Ahhh the god ol’ Days of flying !

Short clip of a Boeing 707 Lufthansa and a few others !!

Video : https://www.youtube.com/watch?v=OGr_RdCJVik

The Best Lookin’ Boeing 707 Lufthansa I’ve ever seen !

from my friends Video Archives Kristens YOU TUBE Video archives out of Seattle !

Video : https://www.youtube.com/watch?v=8r3fEpRbwXQ

Ja mei…… damals ist man auch noch überall mitgekommen, gell?

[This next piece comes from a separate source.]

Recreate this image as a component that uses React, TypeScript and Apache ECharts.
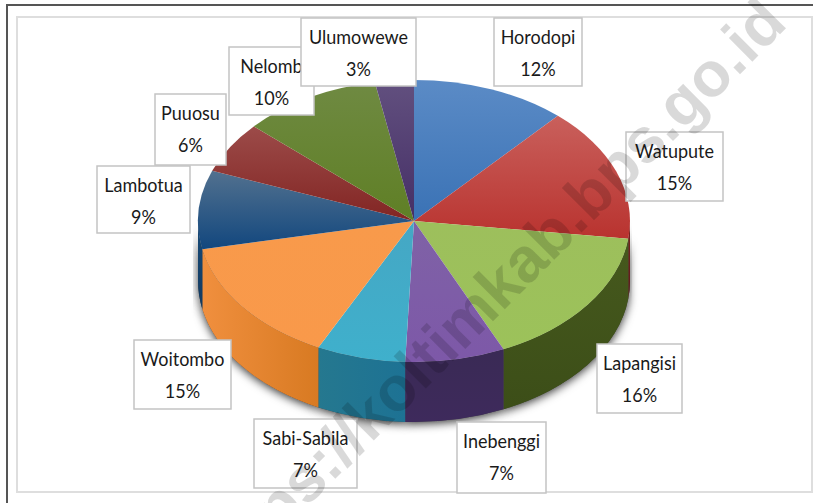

Wenn man sich die Bilder anschaut, hat sich eigentlich gar nicht so viel veraendert. Natuerlich gibt es jetzt moderneres equipment, aber der Ablauf im Flieger scheint doch (fast) der gleiche zu sein.

Blair Kooistra

“As little as one-third of a monthly salary.” Hmm. Depends on whose monthly salary you’re talking. How about converting that factoid into dollars and cents? I’m guessing among the vast majority of working Americans, that 1/3 of a monthly salary wouldn’t get you overseas.

Blair,

You bring up a good point. In this context, it is using average US salary, but really, it is more about comparing. You can read it as, “it costs about 1/9th of what it used to back then,” instead.